6.5.1 Measures of centrality

Statistic description formula R function

Mean The sum of values divided by the number of observations \[ \overline{X} = \frac{\sum{X}}{n} \] mean(x)

Median

the middle value of the variable once sorted in ascending or descending order

Statistic	description	formula	R function
Mean	The sum of values divided by the number of observations	\[ \overline{X} = \frac{\sum{X}}{n} \]	`mean(x)`
Median	the middle value of the variable once sorted in ascending or descending order	If n is odd: \[ M_x = x_\frac{n + 1}{2} \] If n is even: \[ M_x = \frac{x_{(n/2)} + x_{(n/2)+1}}{2} \]	`median(x)`
Mode	Most frequent value(s) of a variable	N/A	N/A (see below)

If n is odd:

\[ M_x = x_\frac{n + 1}{2} \]

If n is even:

\[ M_x = \frac{x_{(n/2)} + x_{(n/2)+1}}{2} \]

median(x)

Mode Most frequent value(s) of a variable N/A N/A (see below)

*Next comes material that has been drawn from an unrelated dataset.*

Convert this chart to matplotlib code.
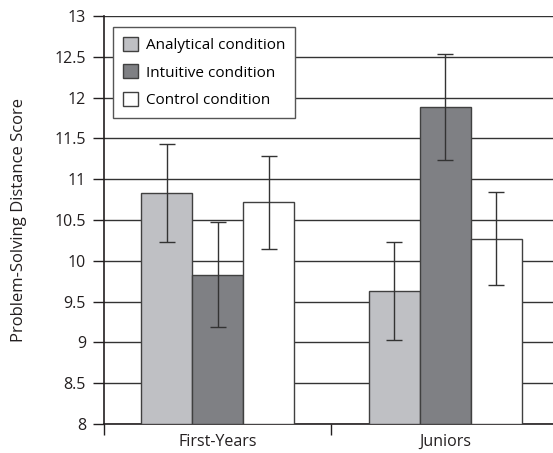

While there are no functions in R to calculate the mode, you can create your own function. source: https://stackoverflow.com/questions/2547402/how-to-find-the-statistical-mode

modes <- function(x) {
  ux <- unique(x)
  tab <- tabulate(match(x, ux))
  ux[tab == max(tab)]
}

modes(c(1,2,3,4,4,5,5,6,7,8,9))

[1] 4 5

6.5.2 Measures of dispersion

Statistic	Definition	Formula	R function
Variance (Var)	Expected squared deviation from the mean. Measures how far numbers spread around the average	\[ Var = \frac{\sum{(x_i-\overline{x})^2}}{N} \]	`var(x)`
Standard deviation (SD	Square root of the vVariance.	\[ SD = \sqrt{\frac{\sum{(x_i-\overline{x})^2}}{N}} \]	`sd(x)`
Minimum (Min)	Minimum value of a variable	N/A	`min(x)`
Maximum (Max)	Maximum value of a variable	N/A	`max(x)`
Quartiles	The value under which 25% (Q1), 50% (Q2, also the median), and 75% (Q3) data points are found when arranged in increasing order.		`Q1 = uantile(x, 0.25)` `Q2 = quantile(x, 0.5)` `Q3 = quantile(x, 0.75)`

6.5.3 Measures of symmetry

The psych package includes two functions to calculate the skewness (skew()) and the kurtosis (kurtosi()). These measures tell you if the values deviate from the normal distribution. A skewness above 1 or below –1 indicates a skewed distribution to the right or the left, respectively. A kurtosis above 1 or below -1 indicates a distribution that is too peaked or too flat, respectively.

6.6 Creating a descriptive statistics summary

We can easily create a table with the descriptive statistics summary for as many numerical variables as we want using the pivot_longer(), group_by() and summarize() functions that you already learned about. In the code below, I reduce the size of the fonts in my table with kable_style(font_size = 10) so that the table can fit on the page.

library(psych) # Load the psych library for the skew() and kurtosi() functions

mpg %>%
  pivot_longer(c("displ","hwy","cty"), # this is where we specify which variables to include
               names_to = "variable", 
               values_to = "value") %>% 
  group_by(variable) %>% 
  summarize(n = n(),
            mean = mean(value),
            sd = sd(value),
            var = var(value),
            q1 = quantile(value,0.25),
            median = median(value),
            q3 = quantile(value,0.75),
            min = min(value),
            max = max(value),
            skew = skew(value),
            kurtosis = kurtosi(value)
            ) %>% 
  kbl() %>% 
  kable_styling(font_size = 10)

variable	n	mean	sd	var	q1	median	q3	min	max	skew	kurtosis
cty	234	16.858974	4.255946	18.113074	14.0	17.0	19.0	9.0	35	0.7863773	1.4305385
displ	234	3.471795	1.291959	1.669158	2.4	3.3	4.6	1.6	7	0.4386361	-0.9105615
hwy	234	23.440171	5.954643	35.457779	18.0	24.0	27.0	12.0	44	0.3645158	0.1369447

6.7 Summary

In this chapter, we learned how to produce clear and well presented tables to summarize data and help us and our readers understand the data and ensure that it is adequate for the analyses.

6.8 Homework

The homework for this week is lab 4, in which you will summarize a dataset of your choice.